Исторический фон, на котором проходит жизнь Ильина и его близких в 1917-1919 годы, — это две революции, а затем Гражданская война. Иосиф Сергеевич записывает ход событий и свои личные впечатления день за днем; когда ему это не удается, он явно сокрушается и пытается по мере возможности наверстать упущенное. Его записи весьма подробны и прекрасно воссоздают атмосферу эпохи, а главное, его личные переживания. Описываемые им фактически ежедневно события, рассказы о встречах с историческими лицами того времени позволяют окунуться в самую гущу истории. Мелькают многочисленные известные и менее известные имена: Азеф, Вольский, Галкин, Гучков, Деникин, Дутов, Елачич, Жанен, Зефиров, Игнатьев, Лебедев, Клафтон, Корнилов, Михайлов, Муравьев, Набоков, Нокс, Полонский, Савинков, Семенов, Троцкий, Унгерн... И многие, многие другие, всех не перечислить здесь. Характеристики, данные автором тем или другим, не лишены, конечно, прямолинейности, да иногда и предвзятости, но всегда основываются на фактах и опираются на непосредственное восприятие очевидца. Надо, конечно, признать, что мало кто достоин похвалы в его глазах. Пожалуй, кроме самого Верховного правителя Колчака, да еще Пепеляева, Каппеля и профессора Дмитрия Васильевича Болдырева, никто не способен снискать его одобрение. Не потому ли (зная их неприязнь к Колчаку) он так зло отзывается о князе Кропоткине и Дитерихсе, с которыми он встречается в 1919 году? Они ему кажутся типичными представителями дегенерировавшего дворянства. Читая то, что он наблюдает, приходится обычно соглашаться с автором. Интриги и политиканство политических деятелей и военных Белого движения, многих из которых можно назвать просто авантюристами, распущенность и развращенность общества в провинциальных городах, где устанавливается власть белых, — все это поражает воображение читателя. Воровство, кутежи и пьянство, царящие в рядах самой Белой армии, не обещают ничего хорошего. Большевики, естественно, — «разбойники, узурпаторы и каторжане». И невольно приходят на ум «Бесы» Достоевского. Все, как кажется Ильину, пропитано «достоевщиной», везде чувствуется «моральный вывих». В искренности автора нельзя сомневаться. Ведь он и о себе не всегда высокого мнения. Признается в «упрямстве» и «отсутствии настоящего мужества».

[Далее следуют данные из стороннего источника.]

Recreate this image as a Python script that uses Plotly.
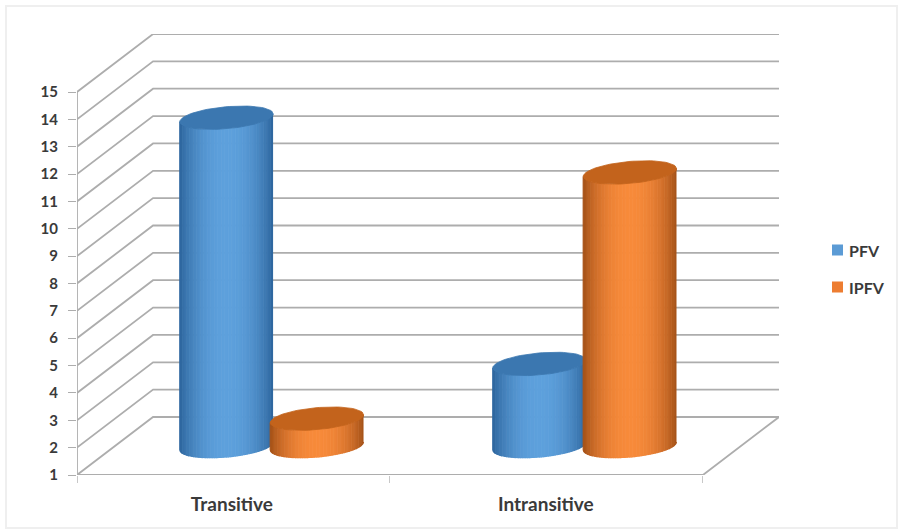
import numpy as np
import plotly.graph_objects as go

categories = ["Transitive", "Intransitive"]
pfv = [13, 4]
ipfv = [2, 11]
y_levels = list(range(1, 16))
series_names = ["PFV", "IPFV"]

# Oblique projection of the chart box, in axis units
DEPTH_X = 0.243
DEPTH_Y = 2.12
PX_X = 313.0   # pixels per category
PX_Y = 27.36   # pixels per value unit
PLOT_W = 626 + 76
PLOT_H = 441
LEFT = 77
TOP = 34
FIG_W = 904
FIG_H = 529

GRID = "#adadad"
SERIES = {
    "PFV": dict(edge=(46, 102, 158), mid=(93, 160, 220), top="#3b77b0", swatch="#5b9bd5", off=-0.144),
    "IPFV": dict(edge=(166, 82, 24), mid=(247, 138, 58), top="#c3631c", swatch="#ed7d31", off=0.145),
}
HALF_W = 0.149
HALF_H = 11.0 / PX_Y
TILT = 4.0 / PX_Y
N_STRIPS = 40


def mix(c0, c1, f):
    return "rgb(%d,%d,%d)" % tuple(round(a + (b - a) * f) for a, b in zip(c0, c1))


def rim(cx, cy, t):
    return cx + HALF_W * np.cos(t), cy - HALF_H * np.sin(t) + TILT * np.cos(t)


def paper_x(px):
    return (px - LEFT) / (FIG_W - LEFT)


def paper_y(py):
    return (TOP + PLOT_H - py) / PLOT_H


def add_cylinder(fig, center, value, style):
    cx = center + DEPTH_X / 2
    base = 1 + DEPTH_Y / 2
    top = value + DEPTH_Y / 2
    # Side wall: narrow shaded strips across the visible front half
    u = np.linspace(1, -1, N_STRIPS + 1)
    angles = np.arccos(u)
    for a, b in zip(angles[:-1], angles[1:]):
        ts = np.linspace(a, b, 3)
        xb, yb = rim(cx, base, ts)
        xt, yt = rim(cx, top, ts[::-1])
        f = 1 - abs(np.cos((a + b) / 2)) ** 2.2
        colour = mix(style["edge"], style["mid"], f)
        fig.add_trace(go.Scatter(
            x=np.r_[xb, xt], y=np.r_[yb, yt], mode="lines", fill="toself",
            fillcolor=colour, line=dict(color=colour, width=1.2),
            showlegend=False, hoverinfo="skip"))
    # Top cap
    ts = np.linspace(0, 2 * np.pi, 80)
    xc, yc = rim(cx, top, ts)
    fig.add_trace(go.Scatter(
        x=xc, y=yc, mode="lines", fill="toself", fillcolor=style["top"],
        line=dict(color=style["top"], width=0.8), showlegend=False, hoverinfo="skip"))


fig = go.Figure()

# Back wall, side wall and floor rules
gx, gy = [], []
for v in y_levels:
    gx += [0, DEPTH_X, 2 + DEPTH_X, None]
    gy += [v, v + DEPTH_Y, v + DEPTH_Y, None]
gx += [0, 2, 2 + DEPTH_X, None, 0, 0]
gy += [1, 1, 1 + DEPTH_Y, None, 1, y_levels[-1]]
fig.add_trace(go.Scatter(x=gx, y=gy, mode="lines", line=dict(color=GRID, width=1.8),
                         showlegend=False, hoverinfo="skip"))

for i in range(len(categories)):
    add_cylinder(fig, i + 0.5 + SERIES["PFV"]["off"], pfv[i], SERIES["PFV"])
    add_cylinder(fig, i + 0.5 + SERIES["IPFV"]["off"], ipfv[i], SERIES["IPFV"])

# Key on the right: swatches and labels
shapes = [dict(type="rect", xref="paper", yref="paper", layer="below",
               x0=paper_x(6), x1=paper_x(897), y0=paper_y(528), y1=paper_y(6),
               line=dict(color="#efefef", width=2), fillcolor="white")]
annotations = []
for name, py in zip(series_names, [250, 287]):
    shapes.append(dict(type="rect", xref="paper", yref="paper",
                       x0=paper_x(832), x1=paper_x(843), y0=paper_y(py + 5.5), y1=paper_y(py - 5.5),
                       line=dict(width=0), fillcolor=SERIES[name]["swatch"]))
    annotations.append(dict(xref="paper", yref="paper", x=paper_x(847), y=paper_y(py),
                            xanchor="left", yanchor="middle", text=name, showarrow=False,
                            font=dict(size=16)))

font = dict(family="Lato, Carlito, sans-serif", size=15, color="#3a3a3a", weight="bold")
fig.update_layout(
    width=FIG_W, height=FIG_H, autosize=False,
    margin=dict(l=LEFT, r=0, t=TOP, b=FIG_H - TOP - PLOT_H),
    paper_bgcolor="white", plot_bgcolor="white",
    font=font, showlegend=False,
    xaxis=dict(domain=[0, PLOT_W / (FIG_W - LEFT)], range=[0, 2 + DEPTH_X], tickmode="array",
               tickvals=[0.495, 1.498], ticktext=categories, ticks="", ticklabelstandoff=16,
               tickfont=dict(size=19), showgrid=False, zeroline=False, showline=False,
               minor=dict(tickmode="array", tickvals=[0, 1, 2], ticks="outside",
                          ticklen=7, tickcolor="#c8c8c8", showgrid=False)),
    yaxis=dict(range=[1, y_levels[-1] + DEPTH_Y], tickmode="array", tickvals=y_levels,
               ticks="outside", ticklen=8, tickcolor=GRID, tickwidth=1,
               ticklabelstandoff=7, showgrid=False, zeroline=False, showline=False),
    shapes=shapes,
    annotations=annotations,
)

fig.write_html("out.html")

Как мы знаем, он принадлежал к оппозиционной партии кадетов, приветствовал падение царизма. Увы, никакие надежды не оправдались, пришло полное разочарование, и Иосиф Сергеевич удивительно скоро понял, что никак нельзя тешить себя иллюзиями. Белое движение, в ряды которого он записывается, ему кажется обреченным почти с самого начала. Осознание гиблости всего затеянного пронизывает повествование. Приходится задаваться проклятыми вечными вопросами, которые остаются, увы, такими актуальными в России. В чем дело? Почему страна с такими богатствами (они бросаются в глаза Ильину во время его путешествий по Сибири) не может обеспечить достойную жизнь русским? Иосиф Сергеевич сравнивает убожество, грязь, нецивилизованность русского быта с тем, что видел в Польше; с горечью убеждается в том, что «среди русских такого вполне законченного типа» военных, как поляки Полонский и Бржезовский, он «почти не встречал». Таких примеров много, таких невыгодных для России сравнений уйма. Невольно возвращаешься к мыслям о характере русского народа и задумываешься над причиной превосходства красных. «Откуда столько энергии? Почему при полном развале, голоде и пр. они все-таки наступают, сдерживают и даже кое-где имеют успех?» Иосифу Сергеевичу не откажешь в прозорливости и историческом чутье. Он, несомненно, одаренный писатель, чуткий наблюдатель и неплохой аналитик окружающих его событий.